Throughout the course of a person’s experience with Alzheimer’s, those closest to them will experience complicated emotions. Denial, anger, sadness, guilt, despair, and resentment are all par for the course. The members of a care team or family unit may be processing their grief at different rates and in different ways, meanwhile, important decisions about the person’s care need to be made. When these strong emotions collide with existing family dynamics under the stress of caregiving, it is common for conflict among family members to arise. Even among the closest families, the stresses of caregiving can create tension. While you can’t change the way someone feels about their loved one’s illness, you can strengthen your care team through open and honest communication.
Ask for help
It is often the case that the responsibility of caring for a person with Alzheimer’s falls primarily on the shoulders of one family member. The decline of the person’s functional ability will be slow and gradual, and as those losses occur, the primary caregiver will likely step in to fill the need because it’s the most expedient option at the time. Meanwhile, relatives living in another city may not be aware of how much their loved one’s condition has progressed, and how much time the primary caregiver is devoting to the person with Alzheimer’s. If this dynamic isn’t addressed, it can lead to resentment on all sides.
The best way to avoid this kind of tension is for the primary caregiver to reach out for help. Other care team members may not be familiar with the daily challenges of Alzheimer’s, and may not be able to intuit your needs as a caregiver. People who are busy with their own lives can get distracted if they aren’t charged with a specific responsibility. If you feel you need support, reach out to your friends and family with a specific task they can help you accomplish, rather than expressing a general need for help. Clear expectations on both sides help to prevent misunderstandings, which can lead to resentment. Consider each member of your care team, and what skills and resources they bring to the table. One family member may not have the patience to provide hands-on care, but may have the organizational skills to coordinate the calendar of shared responsibilities for the whole team. Don’t underestimate friends and community members as sources of support – many would be happy to pick up groceries, provide transportation, or visit with your loved one while the caregiver takes some time for themselves.
Keep everyone in the loop
Tension within a family care team can also result from a simple lack of communication. It’s much easier for members of the care team to remain in denial if they only get periodic glimpses of the person with Alzheimer’s condition, or if they don’t understand the disease. When it comes time to make major decisions about money or medical care, those close to the person with Alzheimer’s may be offended if they don’t feel their input is valued. Care teams operate best when all the members are on the same page from the beginning. After the diagnosis is made, or during a major turning point in the person’s condition, like when the person can no longer drive, getting into the habit of scheduling regular family meetings or sending out once-monthly emails to update everyone on the person’s condition ensures that everyone has the same information on which to base their decisions. Family members living in a different city likely have busy lives, and can lose focus on their role in the care team if they don’t have consistent reminders. Regular emails, tools like the Alzheimer’s Association’s Care Team calendar, and apps like CareZone can make sharing information much easier.
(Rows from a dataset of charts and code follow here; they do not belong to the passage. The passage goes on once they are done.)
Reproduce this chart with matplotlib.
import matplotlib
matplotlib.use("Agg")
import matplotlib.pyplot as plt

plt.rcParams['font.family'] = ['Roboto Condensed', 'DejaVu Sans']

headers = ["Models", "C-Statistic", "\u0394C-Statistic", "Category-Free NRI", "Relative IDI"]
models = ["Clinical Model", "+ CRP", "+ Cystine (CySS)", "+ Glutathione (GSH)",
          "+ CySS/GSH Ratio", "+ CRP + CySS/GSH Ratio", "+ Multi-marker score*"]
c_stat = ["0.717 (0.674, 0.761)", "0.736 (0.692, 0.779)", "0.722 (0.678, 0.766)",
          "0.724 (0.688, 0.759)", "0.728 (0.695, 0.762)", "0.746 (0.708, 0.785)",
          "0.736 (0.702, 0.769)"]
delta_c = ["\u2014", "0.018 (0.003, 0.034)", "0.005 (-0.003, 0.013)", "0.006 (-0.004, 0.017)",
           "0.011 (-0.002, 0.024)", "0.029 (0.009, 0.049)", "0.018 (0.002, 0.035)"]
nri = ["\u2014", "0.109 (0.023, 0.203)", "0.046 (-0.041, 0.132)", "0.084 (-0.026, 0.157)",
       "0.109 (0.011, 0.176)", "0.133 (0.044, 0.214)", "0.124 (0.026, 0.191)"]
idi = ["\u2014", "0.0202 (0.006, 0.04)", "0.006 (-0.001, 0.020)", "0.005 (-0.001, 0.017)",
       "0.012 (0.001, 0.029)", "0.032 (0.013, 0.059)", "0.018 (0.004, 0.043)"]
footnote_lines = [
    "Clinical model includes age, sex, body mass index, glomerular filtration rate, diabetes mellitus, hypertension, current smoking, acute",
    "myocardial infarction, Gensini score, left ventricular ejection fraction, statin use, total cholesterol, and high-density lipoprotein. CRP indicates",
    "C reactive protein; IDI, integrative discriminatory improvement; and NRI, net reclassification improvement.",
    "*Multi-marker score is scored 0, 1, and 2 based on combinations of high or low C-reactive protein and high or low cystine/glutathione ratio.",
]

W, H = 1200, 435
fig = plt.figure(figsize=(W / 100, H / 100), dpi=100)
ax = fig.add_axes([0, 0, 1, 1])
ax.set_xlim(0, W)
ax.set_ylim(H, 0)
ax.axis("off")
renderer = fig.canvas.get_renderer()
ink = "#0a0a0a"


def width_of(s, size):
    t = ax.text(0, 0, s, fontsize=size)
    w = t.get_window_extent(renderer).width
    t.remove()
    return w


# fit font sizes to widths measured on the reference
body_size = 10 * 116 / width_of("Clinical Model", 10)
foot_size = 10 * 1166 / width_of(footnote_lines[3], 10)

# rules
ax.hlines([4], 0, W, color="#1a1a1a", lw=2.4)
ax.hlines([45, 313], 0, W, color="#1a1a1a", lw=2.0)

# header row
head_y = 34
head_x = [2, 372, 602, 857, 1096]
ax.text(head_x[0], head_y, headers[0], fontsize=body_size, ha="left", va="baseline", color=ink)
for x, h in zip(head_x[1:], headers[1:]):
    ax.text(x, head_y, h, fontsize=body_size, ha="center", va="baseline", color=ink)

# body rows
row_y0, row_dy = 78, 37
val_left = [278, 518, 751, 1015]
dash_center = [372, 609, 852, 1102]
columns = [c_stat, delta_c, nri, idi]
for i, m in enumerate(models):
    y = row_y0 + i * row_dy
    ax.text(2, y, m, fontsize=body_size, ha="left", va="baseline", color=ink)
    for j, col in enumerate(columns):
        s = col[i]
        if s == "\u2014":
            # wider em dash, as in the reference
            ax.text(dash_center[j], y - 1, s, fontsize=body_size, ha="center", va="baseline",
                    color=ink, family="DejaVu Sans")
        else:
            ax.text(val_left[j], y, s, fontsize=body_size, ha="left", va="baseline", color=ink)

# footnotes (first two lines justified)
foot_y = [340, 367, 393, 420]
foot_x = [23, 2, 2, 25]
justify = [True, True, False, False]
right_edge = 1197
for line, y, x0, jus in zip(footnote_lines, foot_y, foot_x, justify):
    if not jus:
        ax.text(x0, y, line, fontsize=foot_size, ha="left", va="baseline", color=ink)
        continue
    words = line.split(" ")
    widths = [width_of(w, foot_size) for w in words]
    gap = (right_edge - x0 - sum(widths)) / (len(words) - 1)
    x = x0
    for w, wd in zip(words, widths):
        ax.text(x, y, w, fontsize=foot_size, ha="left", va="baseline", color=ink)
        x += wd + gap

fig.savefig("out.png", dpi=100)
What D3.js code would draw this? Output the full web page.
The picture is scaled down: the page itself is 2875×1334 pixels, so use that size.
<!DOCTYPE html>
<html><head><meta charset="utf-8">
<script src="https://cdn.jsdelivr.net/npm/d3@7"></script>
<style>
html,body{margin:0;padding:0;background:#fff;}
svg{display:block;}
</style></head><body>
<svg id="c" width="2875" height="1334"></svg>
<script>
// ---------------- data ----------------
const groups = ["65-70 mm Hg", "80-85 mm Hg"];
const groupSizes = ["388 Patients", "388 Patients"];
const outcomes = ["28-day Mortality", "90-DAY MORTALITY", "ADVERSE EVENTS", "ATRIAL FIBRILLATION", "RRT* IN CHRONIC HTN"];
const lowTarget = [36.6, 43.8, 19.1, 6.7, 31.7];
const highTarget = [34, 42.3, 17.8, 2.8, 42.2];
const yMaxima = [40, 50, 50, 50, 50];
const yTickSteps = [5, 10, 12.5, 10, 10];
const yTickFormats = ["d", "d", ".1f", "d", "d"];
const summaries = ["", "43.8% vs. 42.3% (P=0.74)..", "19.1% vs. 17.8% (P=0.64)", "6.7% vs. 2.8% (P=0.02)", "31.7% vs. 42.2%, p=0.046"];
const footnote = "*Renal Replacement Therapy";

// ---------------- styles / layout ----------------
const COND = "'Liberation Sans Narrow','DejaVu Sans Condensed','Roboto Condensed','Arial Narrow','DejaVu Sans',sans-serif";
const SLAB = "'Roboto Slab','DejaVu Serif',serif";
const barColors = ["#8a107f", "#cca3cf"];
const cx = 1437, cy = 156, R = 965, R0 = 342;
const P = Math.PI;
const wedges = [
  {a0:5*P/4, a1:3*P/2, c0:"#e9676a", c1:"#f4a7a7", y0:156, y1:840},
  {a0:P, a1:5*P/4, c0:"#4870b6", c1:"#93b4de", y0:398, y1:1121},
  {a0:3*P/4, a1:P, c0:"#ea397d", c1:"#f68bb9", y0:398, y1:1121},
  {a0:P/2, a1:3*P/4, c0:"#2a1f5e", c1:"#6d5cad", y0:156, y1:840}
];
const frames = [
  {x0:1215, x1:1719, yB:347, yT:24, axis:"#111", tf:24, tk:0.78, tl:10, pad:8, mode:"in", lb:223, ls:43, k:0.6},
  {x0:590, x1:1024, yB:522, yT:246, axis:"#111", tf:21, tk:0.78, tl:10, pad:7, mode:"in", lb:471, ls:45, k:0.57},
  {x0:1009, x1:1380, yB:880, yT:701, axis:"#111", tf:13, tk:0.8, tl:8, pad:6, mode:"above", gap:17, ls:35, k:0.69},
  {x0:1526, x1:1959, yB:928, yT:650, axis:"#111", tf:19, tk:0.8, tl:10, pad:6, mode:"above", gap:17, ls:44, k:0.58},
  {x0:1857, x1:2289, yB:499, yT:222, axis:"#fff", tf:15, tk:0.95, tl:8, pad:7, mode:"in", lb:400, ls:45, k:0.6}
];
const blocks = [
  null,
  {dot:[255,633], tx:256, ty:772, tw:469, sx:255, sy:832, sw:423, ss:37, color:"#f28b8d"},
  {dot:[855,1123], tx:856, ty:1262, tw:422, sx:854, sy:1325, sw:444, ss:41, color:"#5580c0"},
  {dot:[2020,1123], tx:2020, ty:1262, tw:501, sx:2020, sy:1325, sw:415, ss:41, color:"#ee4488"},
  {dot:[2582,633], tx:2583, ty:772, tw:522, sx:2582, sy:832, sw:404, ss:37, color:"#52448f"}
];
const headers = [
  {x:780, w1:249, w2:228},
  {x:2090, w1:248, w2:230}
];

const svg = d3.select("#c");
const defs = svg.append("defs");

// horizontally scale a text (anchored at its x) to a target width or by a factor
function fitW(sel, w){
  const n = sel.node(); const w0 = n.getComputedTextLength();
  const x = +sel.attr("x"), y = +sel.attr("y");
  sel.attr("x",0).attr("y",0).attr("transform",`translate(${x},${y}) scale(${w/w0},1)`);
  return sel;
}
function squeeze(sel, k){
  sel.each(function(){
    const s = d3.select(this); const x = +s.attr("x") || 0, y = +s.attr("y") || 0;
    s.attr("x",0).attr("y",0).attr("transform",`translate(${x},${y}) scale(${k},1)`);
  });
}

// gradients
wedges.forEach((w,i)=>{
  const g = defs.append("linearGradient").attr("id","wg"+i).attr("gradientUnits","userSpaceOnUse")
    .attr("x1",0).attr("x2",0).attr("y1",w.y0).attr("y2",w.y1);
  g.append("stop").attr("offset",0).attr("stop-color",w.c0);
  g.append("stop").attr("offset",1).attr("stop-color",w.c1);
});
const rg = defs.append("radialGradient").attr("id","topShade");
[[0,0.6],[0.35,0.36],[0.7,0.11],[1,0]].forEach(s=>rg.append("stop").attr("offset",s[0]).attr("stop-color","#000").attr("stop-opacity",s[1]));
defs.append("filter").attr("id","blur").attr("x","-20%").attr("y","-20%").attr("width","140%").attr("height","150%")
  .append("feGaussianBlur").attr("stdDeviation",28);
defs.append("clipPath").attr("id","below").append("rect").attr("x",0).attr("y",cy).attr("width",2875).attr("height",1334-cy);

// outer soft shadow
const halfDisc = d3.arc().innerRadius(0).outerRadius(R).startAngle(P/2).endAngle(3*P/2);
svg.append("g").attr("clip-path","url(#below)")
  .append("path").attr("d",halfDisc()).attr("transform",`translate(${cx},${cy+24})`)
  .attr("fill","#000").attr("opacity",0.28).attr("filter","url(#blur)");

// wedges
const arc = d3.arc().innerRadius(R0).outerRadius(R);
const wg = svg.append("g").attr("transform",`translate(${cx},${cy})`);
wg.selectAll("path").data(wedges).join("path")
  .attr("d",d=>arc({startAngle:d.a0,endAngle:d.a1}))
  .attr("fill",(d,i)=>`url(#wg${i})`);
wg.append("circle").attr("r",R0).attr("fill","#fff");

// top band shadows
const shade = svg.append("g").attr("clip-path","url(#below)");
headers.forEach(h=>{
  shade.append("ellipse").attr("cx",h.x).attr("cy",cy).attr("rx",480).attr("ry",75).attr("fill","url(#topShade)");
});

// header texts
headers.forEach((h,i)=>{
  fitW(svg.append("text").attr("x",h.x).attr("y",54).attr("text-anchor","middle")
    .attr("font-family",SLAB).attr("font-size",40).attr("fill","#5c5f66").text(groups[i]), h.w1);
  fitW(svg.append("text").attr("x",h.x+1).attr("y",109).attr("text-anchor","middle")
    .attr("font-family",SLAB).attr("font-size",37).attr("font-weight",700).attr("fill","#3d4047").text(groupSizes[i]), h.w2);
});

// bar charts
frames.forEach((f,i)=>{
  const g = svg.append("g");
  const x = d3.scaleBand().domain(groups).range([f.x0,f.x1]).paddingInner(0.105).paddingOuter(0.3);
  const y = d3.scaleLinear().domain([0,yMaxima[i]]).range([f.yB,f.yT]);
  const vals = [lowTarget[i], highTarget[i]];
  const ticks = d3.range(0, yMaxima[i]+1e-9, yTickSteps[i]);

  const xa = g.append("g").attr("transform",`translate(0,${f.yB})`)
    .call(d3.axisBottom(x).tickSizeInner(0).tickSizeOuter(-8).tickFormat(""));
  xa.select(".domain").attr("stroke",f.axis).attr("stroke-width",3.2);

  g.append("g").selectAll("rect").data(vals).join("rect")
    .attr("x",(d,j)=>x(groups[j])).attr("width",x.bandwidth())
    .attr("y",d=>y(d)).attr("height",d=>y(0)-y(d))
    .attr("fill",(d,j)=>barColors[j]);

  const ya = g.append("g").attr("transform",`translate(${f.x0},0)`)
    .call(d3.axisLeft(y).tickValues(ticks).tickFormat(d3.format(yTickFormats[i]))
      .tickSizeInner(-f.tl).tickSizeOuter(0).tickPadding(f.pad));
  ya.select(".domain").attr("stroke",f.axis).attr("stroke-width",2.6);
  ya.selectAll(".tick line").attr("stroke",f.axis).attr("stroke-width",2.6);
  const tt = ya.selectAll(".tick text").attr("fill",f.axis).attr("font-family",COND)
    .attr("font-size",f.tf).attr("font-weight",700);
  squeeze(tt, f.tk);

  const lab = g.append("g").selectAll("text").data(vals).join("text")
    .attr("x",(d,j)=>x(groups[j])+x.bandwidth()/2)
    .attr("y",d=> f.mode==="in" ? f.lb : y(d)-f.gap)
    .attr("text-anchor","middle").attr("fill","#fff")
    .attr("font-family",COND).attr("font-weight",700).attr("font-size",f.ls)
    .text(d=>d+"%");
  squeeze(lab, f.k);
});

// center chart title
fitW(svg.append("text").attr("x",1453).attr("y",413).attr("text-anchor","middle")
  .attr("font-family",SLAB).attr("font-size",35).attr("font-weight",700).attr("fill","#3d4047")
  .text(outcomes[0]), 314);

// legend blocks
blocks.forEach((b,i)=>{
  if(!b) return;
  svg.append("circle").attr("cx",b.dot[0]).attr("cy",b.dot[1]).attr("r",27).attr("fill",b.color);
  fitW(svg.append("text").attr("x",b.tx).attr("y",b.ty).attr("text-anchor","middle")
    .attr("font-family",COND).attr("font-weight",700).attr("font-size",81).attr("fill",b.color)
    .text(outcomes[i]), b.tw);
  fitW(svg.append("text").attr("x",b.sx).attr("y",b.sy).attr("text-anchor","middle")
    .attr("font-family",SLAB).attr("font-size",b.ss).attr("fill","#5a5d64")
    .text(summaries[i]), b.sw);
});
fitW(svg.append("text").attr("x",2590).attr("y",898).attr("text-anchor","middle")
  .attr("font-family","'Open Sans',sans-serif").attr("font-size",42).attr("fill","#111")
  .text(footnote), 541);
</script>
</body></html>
It may also fall on the primary caregiver to provide information about the disease to their family members. People may not seek this information out on their own, and misunderstandings about the nature of the disease may lead to unrealistic expectations about the person’s level of function and independence. Connect them with educational resources early on, rather than in response to a disagreement about the person’s care. Referring them to an Alzheimer’s Association Chapter in their area, or simply to the Alzheimer’s Association’s comprehensive website (www.alz.org) may be a great place to start.
Remain focused on shared goal – well being of the person with Alzheimer’s
Even when the primary caregiver reaches out with information and requests for assistance, sometimes family members may not rise to the occasion. If another member of the care team doesn’t meet the expectations set for them, or if a conflict of opinion arises, try to practice good communication techniques. Though strong emotions are likely during this time, try to remain calm, and respect the other person’s point of view. Try to recognize when your feelings about a caregiving issue are being fueled by unhealthy aspects of your relationship with the person that aren’t relevant to the task at hand. Avoid blame and defensiveness, try to focus on communicating your feelings and priorities and understanding the other person’s. Use “I statements” to help shift the adversarial tone of these conversations. For example, rather than saying “You are so unreliable, why do I have to do everything myself?” try to focus on communicating your position rather than making accusations. Something like “I feel really overwhelmed right now, and it would really help me take better care of Mom if you could come visit with her once a week,” might be more effective. Try and frame conversations about care around your shared goal of ensuring the health and comfort of your loved one with Alzheimer’s.
Seek a neutral third party to mediate disputes
If your family simply cannot reach a compromise on priorities for your loved one’s care, a neutral third party may help cut through existing family dynamics to forge a plan for moving forward. You may seek the help of a mediator, a geriatric care manager, a spiritual leader, or a counselor.